This nonfiction piece by Etgar Keret, taken from The New York Times Sunday Magazine, really stuck with me. There’s something about the way we interact with death, even on an international scale, with an unsatisfying mix of sadness and devilish curiosity, and Keret really nails it. At the end of this short essay, when the writing shifts to Keret interacting with his young son, I find the writing just perfect.
Enjoy today’s story of the day, Etgar Keret’s essay, “Tel Aviv Broadcast”:
My cursor hesitates over the frozen image of a desolate dirt path. Is this a newsworthy artifact or a gratuitous snuff film? The text below doesn’t clarify much, but I’m told again to watch the footage, and I give in. A film begins to play: a commercial for Tzabar hummus featuring the balding comic actor Jacques Cohen. “Hummus should be made with love, or not at all,” he says in Hebrew. Then there’s black, followed by the dirt path.
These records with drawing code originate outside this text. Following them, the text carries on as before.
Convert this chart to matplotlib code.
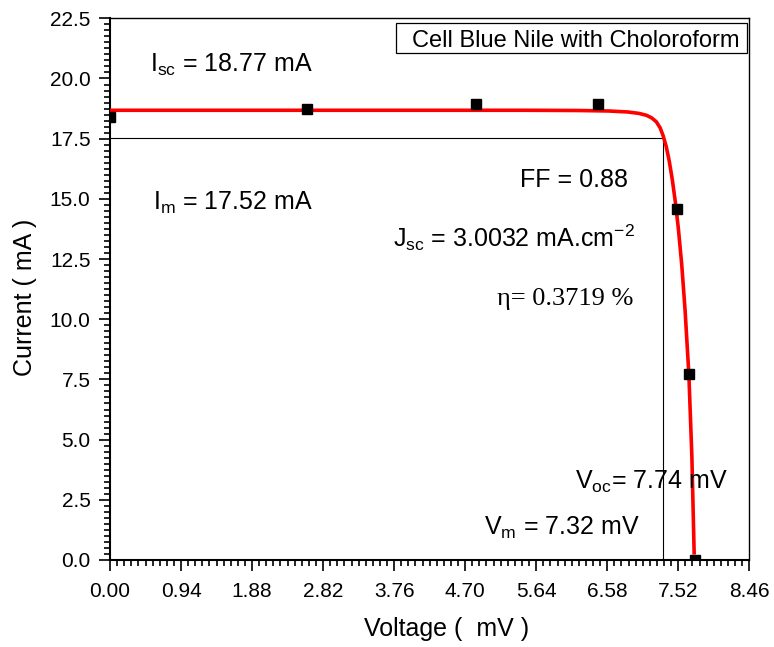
import matplotlib
matplotlib.use("Agg")
import matplotlib.pyplot as plt
from matplotlib.ticker import MultipleLocator, FixedLocator
from matplotlib.patches import Rectangle
import numpy as np

plt.rcParams['font.family'] = ['Liberation Sans', 'DejaVu Sans']
plt.rcParams['mathtext.fontset'] = 'custom'
plt.rcParams['mathtext.rm'] = 'Liberation Sans'
plt.rcParams['mathtext.it'] = 'Liberation Sans'

# measured I-V points
v_meas = [0.0, 2.61, 4.84, 6.46, 7.50, 7.66, 7.74]
i_meas = [18.38, 18.73, 18.94, 18.94, 14.56, 7.72, 0.0]

# fitted curve
v_fit = [0.0, 3.0, 5.5, 6.2, 6.6, 6.85, 7.00, 7.10, 7.17, 7.23, 7.28, 7.32,
         7.36, 7.40, 7.44, 7.48, 7.52, 7.565, 7.61, 7.66, 7.70, 7.73]
i_fit = [18.68, 18.68, 18.68, 18.67, 18.65, 18.61, 18.55, 18.47, 18.36, 18.20,
         17.95, 17.62, 17.18, 16.58, 15.82, 14.90, 13.80, 12.30, 10.38, 7.72,
         4.30, 0.3]

v_max_power = 7.32
i_max_power = 17.52

x_ticks = [0.00, 0.94, 1.88, 2.82, 3.76, 4.70, 5.64, 6.58, 7.52, 8.46]
y_ticks = [0.0, 2.5, 5.0, 7.5, 10.0, 12.5, 15.0, 17.5, 20.0, 22.5]

fig = plt.figure(figsize=(7.74, 6.47), dpi=100)
ax = fig.add_axes([0.1421, 0.1345, 0.8260, 0.8372])

ax.plot(v_fit, i_fit, color='red', lw=2.6, zorder=3)
ax.plot(v_meas, i_meas, 's', color='black', ms=7.5, zorder=4)

# max power point guide lines
ax.plot([0, v_max_power], [i_max_power, i_max_power], color='black', lw=0.8)
ax.plot([v_max_power, v_max_power], [0, i_max_power], color='black', lw=0.8)

ax.set_xlim(0, 8.46)
ax.set_ylim(0, 22.5)
ax.xaxis.set_major_locator(FixedLocator(x_ticks))
ax.xaxis.set_minor_locator(MultipleLocator(0.094))
ax.yaxis.set_major_locator(FixedLocator(y_ticks))
ax.yaxis.set_minor_locator(MultipleLocator(0.25))
ax.set_xticklabels([f'{t:.2f}' for t in x_ticks])
ax.set_yticklabels([f'{t:.1f}' for t in y_ticks])

ax.tick_params(which='both', direction='out', top=False, right=False,
               width=1.2, labelsize=15)
ax.tick_params(which='major', length=8)
ax.tick_params(which='minor', length=4)
ax.tick_params(axis='x', pad=8)
ax.tick_params(axis='y', pad=6)
for s in ax.spines.values():
    s.set_linewidth(1.0)
for s in ['left', 'bottom']:
    ax.spines[s].set_linewidth(1.5)

ax.set_xlabel('Voltage (  mV )', fontsize=18)
ax.xaxis.set_label_coords(0.527, -0.105)
ax.set_ylabel('Current ( mA )', fontsize=18)
ax.yaxis.set_label_coords(-0.114, 0.484)

fs = 18
ax.text(0.53, 20.27, r'I$_{\mathrm{sc}}$ = 18.77 mA', fontsize=fs, ha='left', va='baseline')
ax.text(0.57, 14.56, r'I$_{\mathrm{m}}$ = 17.52 mA', fontsize=fs, ha='left', va='baseline')
ax.text(6.85, 15.50, 'FF = 0.88', fontsize=fs, ha='right', va='baseline')
ax.text(3.74, 13.01, r'J$_{\mathrm{sc}}$ = 3.0032 mA.cm$^{\mathrm{-2}}$', fontsize=fs,
        ha='left', va='baseline')
ax.text(6.92, 10.59, 'η= 0.3719 %', fontsize=19, ha='right', va='baseline',
        family=['Liberation Serif', 'DejaVu Serif'])
ax.text(6.15, 2.94, r'V$_{\mathrm{oc}}$= 7.74 mV', fontsize=fs, ha='left', va='baseline')
ax.text(7.01, 1.04, r'V$_{\mathrm{m}}$ = 7.32 mV', fontsize=fs, ha='right', va='baseline')

# title box in the upper right corner
ax.add_patch(Rectangle((0.447, 0.936), 0.550, 0.055, transform=ax.transAxes,
                       facecolor='white', edgecolor='black', lw=0.9, zorder=5))
ax.text(0.472, 0.947, 'Cell Blue Nile with Choloroform', transform=ax.transAxes,
        fontsize=17, ha='left', va='baseline', zorder=6)

fig.savefig('out.png', dpi=100)
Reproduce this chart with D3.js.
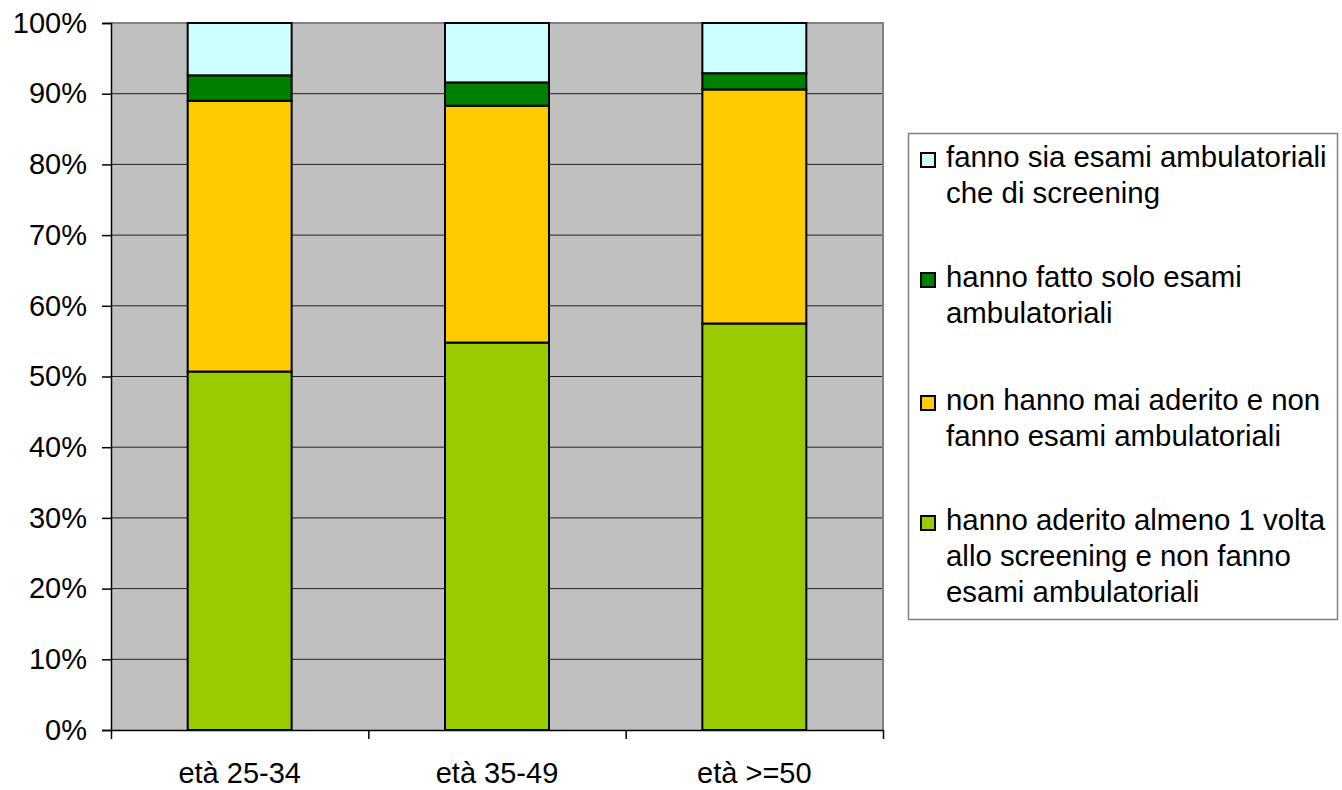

The camera is at some distance. It’s hard to make out the details. A man in light clothes approaches a man in dark clothes. Another man shows up. The dark one starts to run, and the light one chases him, then falls down. The one in the dark clothes runs. The light-clothes one gets up, then falls down again. That’s it. And then another commercial: this time for Pringles. A group of beautiful young people are enjoying life. They’re happy because they’re eating Pringles. They’re happy because they’re alive. The screen goes back to the beginning: the frozen image of the dirt path. I click to see it again because I had trouble deciphering it the first time. But instead of taking me there, the site asks for personal details. It wants to know my sex and age. I check the box next to my sex and lie about my age.